The ISO/IEC 27000-series of standards lay out how to create and manage an information security management system (ISMS). The ISO/IEC 27001 document provides the main body of the standard and is augmented by a number of sector-specific guideline documents.

The 27001 document includes a lengthy Annex listing a full list of 114 controls, grouped into 14 clauses and 35 categories, against with an ISMS can be audited.

Control A.9.4.5, ‘Access control to program source code’ states the following:

Access to program source code shall be restricted.

Does this mean that ISO 27001 is incompatible with free/open source software, for which the source code is not and can not be restricted?

Is there any way of waiving this, or would any such software produced by an organisation just have to be excluded from the scope of any 27001 certification?

  • It should be "The ability to make modifications to the source code for the binary shall be restricted"
    – user163495
    Nov 21, 2019 at 16:25
  • I don't think this is applicable to FOSS. I think it is applicable to source code owned by the organization. All controls implicitly apply to the scope and to nothing else. If you don't own it, you can't control the risks. Dec 20, 2021 at 12:03
  • GitLab (gitlab.com) is an open source project that recently went through ISO 27001 certification. Their blogs and compliance pages do a great job describing their journey through ISO 27000 / SOC 2 certification. Feb 9, 2022 at 16:39

2 Answers 2


Focus of the 27001 Standard

The ISO/IEC 27001 Security Standard is applicable to all sorts of organizations, its focus is on the management system, so to be in compliance with the Standard the organization is no expected to apply all the 114 controls, but to systematically apply a risk management strategy focused on the security of the processes and assets in scope.

In fact, there is the Statement Of Applicability (SoA), where the organization declares which controls will be applied, with a short explanation of how is a selected control to be implemented, and for those inapplicable controls, a justification, so, if the organization is aligned with FOSS, this should be explained and documented in the SoA. This documentation should back up the selection of this control or its exclusion.
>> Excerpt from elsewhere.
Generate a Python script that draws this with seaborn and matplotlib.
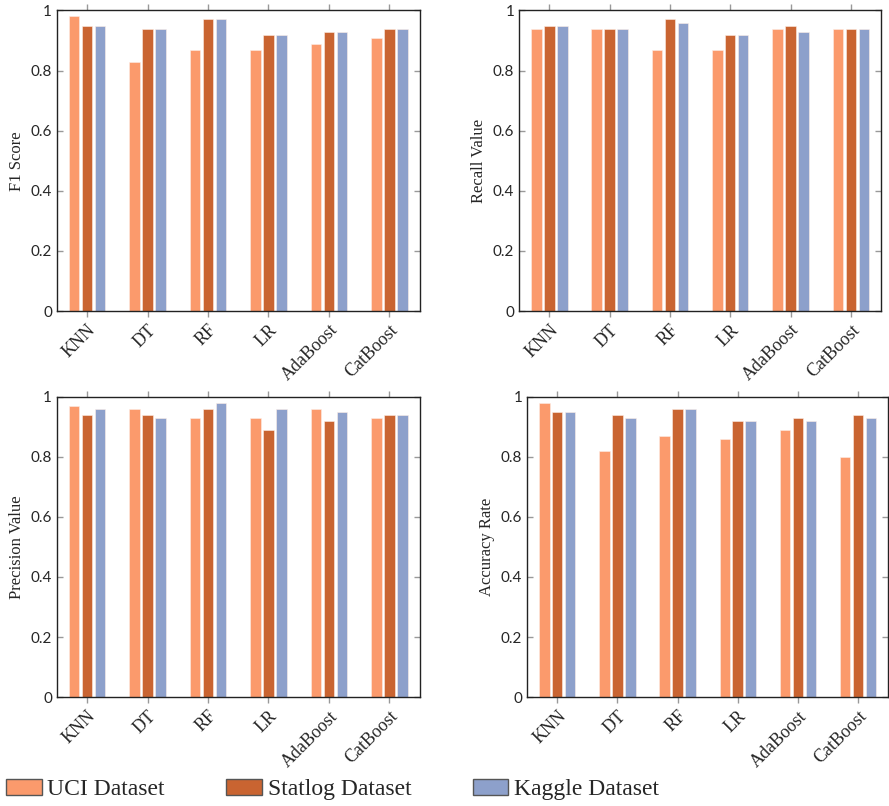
import pandas as pd
import matplotlib.pyplot as plt
import seaborn as sns
from matplotlib.patches import Patch

models = ['KNN', 'DT', 'RF', 'LR', 'AdaBoost', 'CatBoost']
datasets = ['UCI Dataset', 'Statlog Dataset', 'Kaggle Dataset']
colors = ['#FB9A6C', '#C96431', '#8DA0CB']

f1_uci = [0.98, 0.83, 0.87, 0.87, 0.89, 0.91]
f1_statlog = [0.95, 0.94, 0.97, 0.92, 0.93, 0.94]
f1_kaggle = [0.95, 0.94, 0.97, 0.92, 0.93, 0.94]

recall_uci = [0.94, 0.94, 0.87, 0.87, 0.94, 0.94]
recall_statlog = [0.95, 0.94, 0.97, 0.92, 0.95, 0.94]
recall_kaggle = [0.95, 0.94, 0.96, 0.92, 0.93, 0.94]

prec_uci = [0.97, 0.96, 0.93, 0.93, 0.96, 0.93]
prec_statlog = [0.94, 0.94, 0.96, 0.89, 0.92, 0.94]
prec_kaggle = [0.96, 0.93, 0.98, 0.96, 0.95, 0.94]

acc_uci = [0.98, 0.82, 0.87, 0.86, 0.89, 0.80]
acc_statlog = [0.95, 0.94, 0.96, 0.92, 0.93, 0.94]
acc_kaggle = [0.95, 0.93, 0.96, 0.92, 0.92, 0.93]


def make_df(uci, statlog, kaggle):
    rows = []
    for name, vals in zip(datasets, [uci, statlog, kaggle]):
        for m, v in zip(models, vals):
            rows.append({'model': m, 'dataset': name, 'value': v})
    return pd.DataFrame(rows)


def draw_panel(ax, data, ylabel):
    sns.barplot(data=data, x='model', y='value', hue='dataset', hue_order=datasets,
                palette=colors, width=0.645, gap=0.19, ax=ax, legend=False,
                edgecolor='#fdeee6', linewidth=0.4, saturation=1)
    ax.set_xlim(-0.5, 5.5)
    ax.set_ylim(0, 1)
    ax.set_yticks([0, 0.2, 0.4, 0.6, 0.8, 1])
    ax.set_yticklabels(['0', '0.2', '0.4', '0.6', '0.8', '1'], fontfamily='Lato', fontsize=11)
    ax.set_xticks(range(len(models)))
    ax.set_xticklabels(models, rotation=45, ha='right', rotation_mode='anchor',
                       fontfamily='Liberation Serif', fontsize=13)
    ax.set_xlabel('')
    ax.set_ylabel(ylabel, fontfamily='Liberation Serif', fontsize=12)
    ax.tick_params(axis='x', direction='out', top=True, bottom=True, length=4,
                   color='#999999', width=1)
    ax.tick_params(axis='y', direction='in', left=True, right=True, length=4,
                   color='#999999', width=1)
    for s in ax.spines.values():
        s.set_color('#222222')
        s.set_linewidth(1)


sns.set_style('white')
fig = plt.figure(figsize=(8.89, 8.06), dpi=100)

ax1 = fig.add_axes([0.064, 0.614, 0.408, 0.373])
ax2 = fig.add_axes([0.584, 0.614, 0.407, 0.373])
ax3 = fig.add_axes([0.064, 0.135, 0.408, 0.373])
ax4 = fig.add_axes([0.593, 0.135, 0.406, 0.373])

draw_panel(ax1, make_df(f1_uci, f1_statlog, f1_kaggle), 'F1 Score')
draw_panel(ax2, make_df(recall_uci, recall_statlog, recall_kaggle), 'Recall Value')
draw_panel(ax3, make_df(prec_uci, prec_statlog, prec_kaggle), 'Precision Value')
draw_panel(ax4, make_df(acc_uci, acc_statlog, acc_kaggle), 'Accuracy Rate')

handles = [Patch(facecolor=c, edgecolor='#555555', linewidth=1) for c in colors]
fig.legend(handles, datasets, loc='center left', bbox_to_anchor=(-0.017, 0.02), ncol=3,
           frameon=False, prop={'family': 'Liberation Serif', 'size': 17},
           handlelength=1.5, handleheight=0.62, handletextpad=0.25, columnspacing=2.6)

fig.savefig('out.png', dpi=100)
The spirit of the A.9.4.5 control

The spirit of this specific control, as stated in the ISO/IEC 27002 standard (which explains every one of the 114 controls) is:

... to prevent the introduction of unauthorized functionality and to avoid unintentional changes as well as to maintain the confidentiality of valuable intellectual property.
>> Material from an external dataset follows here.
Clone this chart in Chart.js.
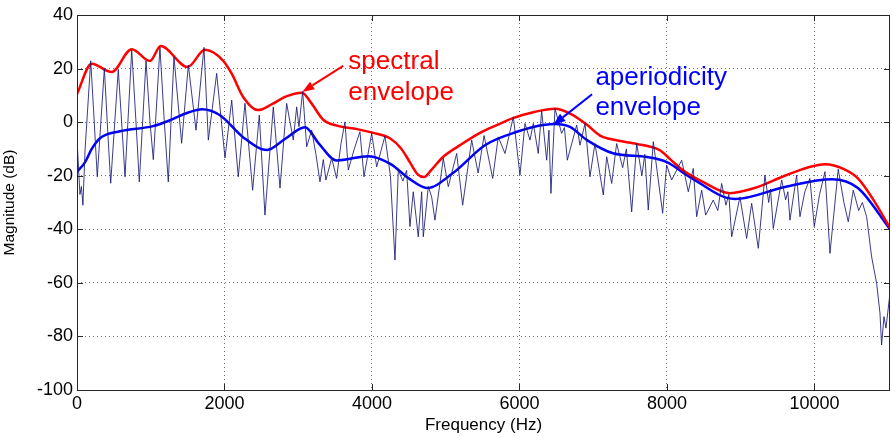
<!DOCTYPE html>
<html>
<head>
<meta charset="utf-8">
<script src="https://cdn.jsdelivr.net/npm/chart.js@4.4.1/dist/chart.umd.min.js"></script>
<style>
  html, body { margin: 0; padding: 0; background: #ffffff; }
  #wrap { width: 892px; height: 437px; }
</style>
</head>
<body>
<div id="wrap"><canvas id="c" width="892" height="437"></canvas></div>
<script>
// Harmonic magnitude spectrum (Hz, dB)
const specHz = [0, 40, 60, 80, 110, 186, 230, 275, 371, 420, 457, 560, 610, 651, 742, 800, 845, 936, 990, 1035,
  1125, 1180, 1238, 1315, 1419, 1510, 1614, 1722, 1781, 1894, 2007, 2098, 2187, 2278, 2382, 2472, 2549, 2662, 2753, 2843,
  2933, 2979, 3010, 3060, 3115, 3182, 3240, 3295, 3340, 3376, 3454, 3520, 3580, 3634, 3679, 3760, 3837, 3892, 3996, 4064,
  4176, 4250, 4312, 4357, 4420, 4470, 4515, 4560, 4628, 4674, 4696, 4764, 4810, 4854, 4967, 5035, 5149, 5230, 5352, 5440,
  5520, 5637, 5713, 5804, 5917, 6007, 6075, 6143, 6188, 6255, 6301, 6369, 6400, 6427, 6482, 6572, 6610, 6649, 6776, 6821,
  6889, 6956, 7024, 7137, 7183, 7251, 7318, 7400, 7450, 7522, 7590, 7660, 7700, 7747, 7815, 7942, 7996, 8064, 8200, 8290,
  8357, 8403, 8471, 8525, 8628, 8690, 8742, 8800, 8840, 8878, 8990, 9081, 9149, 9239, 9329, 9380, 9405, 9442, 9556, 9610,
  9640, 9668, 9759, 9804, 9870, 9939, 9998, 10070, 10143, 10211, 10323, 10400, 10459, 10527, 10600, 10650, 10708, 10776, 10844, 10889,
  10911, 10943, 10970, 11025];
const specDb = [-6.5, -27, -24, -31, -10, 22.9, 2, -20.4, 20, -5, -22.8, 19.7, -2, -20.4, 26.9, 0, -22.3, 22.9, 0, -14,
  27.9, 2, -22.3, 24.4, -7.9, 21.3, -3, 27.9, -6.7, 18.2, -13.4, 8.2, -20.4, 7, -25.4, 2.6, -34.7, 5.7, -24.6, 7,
  -6.7, 5.7, -1.7, 11.5, -9.2, -3, -12, -22.3, -14, -21.6, -13.4, -21, -8, 0.1, -17.9, -10, -3.6, -20.4, -4.2, -16.7,
  -5.2, -20, -51.5, -17.9, -22, -18, -39, -26, -42.8, -26, -42.8, -24, -28, -36.6, -13.5, -24.1, -11.7, -31, -6.7, -19,
  -5, -21, -5.5, -11.7, 2, -19.8, -0.5, -6.7, -0.5, -11.7, 4.2, -14.2, -3, -26.6, 5.1, -4.2, -2, -14.2, -1.1, -8.6,
  -0.5, -20.4, -8, -27.2, -12.9, -22.9, -8, -17, -10, -33.5, -8, -20, -12, -32.8, -7.3, -34, -16, -21.6, -14.2, -26,
  -17.3, -35.3, -25.4, -34.7, -29.1, -33, -22.9, -31, -27, -42.8, -27.9, -43.4, -30.3, -47.1, -19.8, -30, -25, -39.7, -21.6, -29,
  -26, -36.6, -19.8, -35.3, -26, -21, -39, -27, -18.5, -49, -17.6, -30, -37.2, -25.4, -33, -30, -35.3, -50.3, -60.2, -71.3,
  -83.2, -72.6, -76.9, -63.8];

// Spectral envelope (Hz, dB)
const envHz = [0, 199, 470, 742, 990, 1135, 1500, 1736, 1980, 2100, 2251, 2454, 2650, 2820, 3050, 3180, 3336, 3550, 3797, 4020,
  4244, 4400, 4515, 4620, 4705, 4800, 4963, 5200, 5465, 5700, 5912, 6200, 6482, 6700, 6916, 7092, 7300, 7539, 7750, 7905,
  8050, 8217, 8500, 8855, 9200, 9600, 9900, 10143, 10400, 10590, 10800, 11025];
const envDb = [10.5, 21.8, 18.7, 27.2, 22.8, 28.4, 20.6, 27, 23, 18, 9.5, 4.5, 6.8, 9.4, 11, 7, 1, -1.5, -2.6, -4,
  -6, -10, -15, -19.5, -20.5, -18, -13, -8.5, -4, -1, 1.5, 3.8, 5, 3, -1, -5, -6.7, -7.9, -9, -10.5,
  -14, -18, -22.5, -26.5, -24.5, -20, -17, -15.7, -17.5, -21, -29, -39.5];

// Aperiodicity envelope (Hz, dB)
const aperHz = [0, 108, 200, 312, 583, 1031, 1261, 1500, 1695, 1939, 2251, 2576, 2820, 3092, 3280, 3520, 3950, 4244, 4500, 4746,
  5099, 5532, 5912, 6482, 6685, 6916, 7268, 7729, 8000, 8312, 8922, 9600, 10238, 10590, 11025];
const aperDb = [-18.5, -15, -10, -6, -3.4, -1.5, 0.7, 3.5, 4.8, 2.6, -5.6, -10.4, -6.3, -1.9, -8, -14.3, -12.7, -15.5, -21, -24.6,
  -19, -8.6, -4.1, -0.7, -1.8, -6.7, -11.6, -13, -14.9, -20.5, -28.7, -24.2, -21.3, -24.6, -40];

// Axis ticks
const xTicks = [0, 2000, 4000, 6000, 8000, 10000];
const yTicks = [-100, -80, -60, -40, -20, 0, 20, 40];

// Callouts: text anchor and arrow in data units
const callouts = [
  { lines: ['spectral', 'envelope'], color: '#ff0000', textHz: 3680, textDb: 19.8, gapDb: 11.6,
    tailHz: 3610, tailDb: 21, tipHz: 3055, tipDb: 11.3 },
  { lines: ['aperiodicity', 'envelope'], color: '#0000ff', textHz: 7030, textDb: 13.8, gapDb: 11.2,
    tailHz: 6985, tailDb: 10.4, tipHz: 6460, tipDb: -1.0 }
];

const FONT = "'Liberation Sans', Arial, Helvetica, sans-serif";

const toXY = (xs, ys) => xs.map((x, i) => ({ x: x, y: ys[i] }));

const framePlugin = {
  id: 'frame',
  afterDraw(chart) {
    const ctx = chart.ctx;
    const a = chart.chartArea;
    const sx = chart.scales.x, sy = chart.scales.y;
    ctx.save();
    // axes box
    ctx.strokeStyle = '#262626';
    ctx.lineWidth = 1;
    ctx.setLineDash([]);
    ctx.strokeRect(Math.round(a.left) + 0.5, Math.round(a.top) + 0.5,
                   Math.round(a.right - a.left) - 1, Math.round(a.bottom - a.top));
    // inward ticks on all four sides
    const tl = 6;
    ctx.beginPath();
    xTicks.forEach(v => {
      const px = Math.round(sx.getPixelForValue(v)) + 0.5;
      ctx.moveTo(px, a.bottom); ctx.lineTo(px, a.bottom - tl);
      ctx.moveTo(px, a.top); ctx.lineTo(px, a.top + tl);
    });
    yTicks.forEach(v => {
      const py = Math.round(sy.getPixelForValue(v)) + 0.5;
      ctx.moveTo(a.left, py); ctx.lineTo(a.left + tl, py);
      ctx.moveTo(a.right, py); ctx.lineTo(a.right - tl, py);
    });
    ctx.stroke();

    // callout texts and arrows
    callouts.forEach(c => {
      ctx.fillStyle = c.color;
      ctx.strokeStyle = c.color;
      ctx.font = '26px ' + FONT;
      ctx.textBaseline = 'alphabetic';
      ctx.textAlign = 'left';
      c.lines.forEach((t, i) => {
        ctx.fillText(t, sx.getPixelForValue(c.textHz), sy.getPixelForValue(c.textDb - i * c.gapDb));
      });
      const x0 = sx.getPixelForValue(c.tailHz), y0 = sy.getPixelForValue(c.tailDb);
      const x1 = sx.getPixelForValue(c.tipHz), y1 = sy.getPixelForValue(c.tipDb);
      const ang = Math.atan2(y1 - y0, x1 - x0);
      const hl = 12, hw = 4.5;
      const bx = x1 - hl * Math.cos(ang), by = y1 - hl * Math.sin(ang);
      ctx.lineWidth = 2;
      ctx.beginPath();
      ctx.moveTo(x0, y0); ctx.lineTo(bx, by);
      ctx.stroke();
      ctx.beginPath();
      ctx.moveTo(x1, y1);
      ctx.lineTo(bx + hw * Math.sin(ang), by - hw * Math.cos(ang));
      ctx.lineTo(bx - hw * Math.sin(ang), by + hw * Math.cos(ang));
      ctx.closePath();
      ctx.fill();
    });
    ctx.restore();
  }
};

new Chart(document.getElementById('c'), {
  type: 'line',
  data: {
    datasets: [
      { label: 'spectrum', data: toXY(specHz, specDb), borderColor: 'rgba(25,25,120,0.85)', borderWidth: 1,
        pointRadius: 0, tension: 0, fill: false },
      { label: 'spectral envelope', data: toXY(envHz, envDb), borderColor: '#ff0000', borderWidth: 2.5,
        pointRadius: 0, cubicInterpolationMode: 'monotone', fill: false },
      { label: 'aperiodicity envelope', data: toXY(aperHz, aperDb), borderColor: '#0000ff', borderWidth: 2.5,
        pointRadius: 0, cubicInterpolationMode: 'monotone', fill: false }
    ]
  },
  options: {
    responsive: false,
    animation: false,
    devicePixelRatio: 1,
    layout: { padding: { top: 15, right: 2, left: 0, bottom: 0 } },
    plugins: { legend: { display: false }, tooltip: { enabled: false }, title: { display: false } },
    scales: {
      x: {
        type: 'linear', min: 0, max: 11025,
        afterBuildTicks: s => { s.ticks = xTicks.map(v => ({ value: v })); },
        afterFit: s => { s.height = 47; },
        ticks: { font: { family: FONT, size: 18 }, color: '#000', padding: 3, maxRotation: 0, autoSkip: false,
                 callback: v => String(v) },
        grid: { color: 'rgba(0,0,0,0.55)', lineWidth: 1, drawTicks: false },
        border: { display: false, dash: [1, 3] },
        title: { display: true, text: 'Frequency (Hz)', font: { family: FONT, size: 17 }, color: '#000',
                 padding: { top: 0, bottom: 1 } }
      },
      y: {
        type: 'linear', min: -100, max: 40,
        afterBuildTicks: s => { s.ticks = yTicks.map(v => ({ value: v })); },
        afterFit: s => { s.width = 77; },
        ticks: { font: { family: FONT, size: 18 }, color: '#000', padding: 4, autoSkip: false,
                 callback: v => String(v) },
        grid: { color: 'rgba(0,0,0,0.55)', lineWidth: 1, drawTicks: false },
        border: { display: false, dash: [1, 3] },
        title: { display: true, text: 'Magnitude (dB)', font: { family: FONT, size: 15.5 }, color: '#000',
                 padding: { top: 0, bottom: 3 } }
      }
    }
  },
  plugins: [framePlugin]
});
</script>
</body>
</html>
So, this control is meant to protect the source code against unauthorized changes and protect intellectual property.

If the control is selected to be implemented, there are several guidelines that can be applied even if the organization embraces FOSS, for example:

  • source code should not be held in operational (production) systems.
  • source code should be managed according to established procedures, (in the case of FOSS, these procedures should also exist and be enforced).

If the organization uses FOSS, there should still be things like version control, change control and order in the use of the source code. That's what this control is about.

All these guidelines are to be considered, not necessarily adopted or implemented. Every organization defines which controls to apply and how to do it.


The important thing for being in compliance of this standard is to self explain and comply to the decisions the organization make regarding each control. So, the ISO 27001 Standard can be compatible with FOSS, how compatible depends on the consistency of the policy and procedures applied by the organization.

Having said that, it is clear that the authors of the Standard did not have Free/Open Source Software in mind when they wrote the norm, probably the organizations for which these standards were built in the first place were not focused on FOSS, but the standard can be adopted by an organization oriented to use FOSS.

In the ISO27001 Standard, there is an absence of other terms that recently grew in notoriety, like cloud computing, Internet of Things or cybersecurity. The standard is complemented with other documents of the ISO 27000 family that are being developed after the main standard, hopefully FOSS will be included in one of the latter documents.

  • None of the popular information security/risk management frameworks (NIST RMF, NIST CSF, COBIT5, ISO 27001) specifically address FOSS nor should they in my opinion.
    – fpmurphy
    Jul 9, 2020 at 5:32
  • I, agree, but at least they shouldn't be hostile to it. Jul 9, 2020 at 13:09

"Access to program source code shall be restricted." does not mean that nobody should be able to access the source code but that it is defined who can access and change the code. The main point is not to have the source code secret but to prevent unauthorized and unaudited changes to the source code.

And this is true for using open source too: one should not simply import and use some code or patches from somewhere without somehow making sure that the code is actually having the expected behavior and only this, i.e.that it does not contain any backdoors and no critical bugs etc. This "somehow making sure" does not mean to audit everything yourself but might also mean to trust upstream distributions and maintainers to do the right thing. How much to trust upstream or how much to review code yourself of course depends on both who is the upstream and how critical the code is which uses third party code.

But blindly using npm, cpan, pip etc to install modules can be dangerous and is against the spirit of using and writing secure code, see Small World with High Risks: A Study of Security Threats in the npm Ecosystem or Malicious Modules — what you need to know when installing npm packages.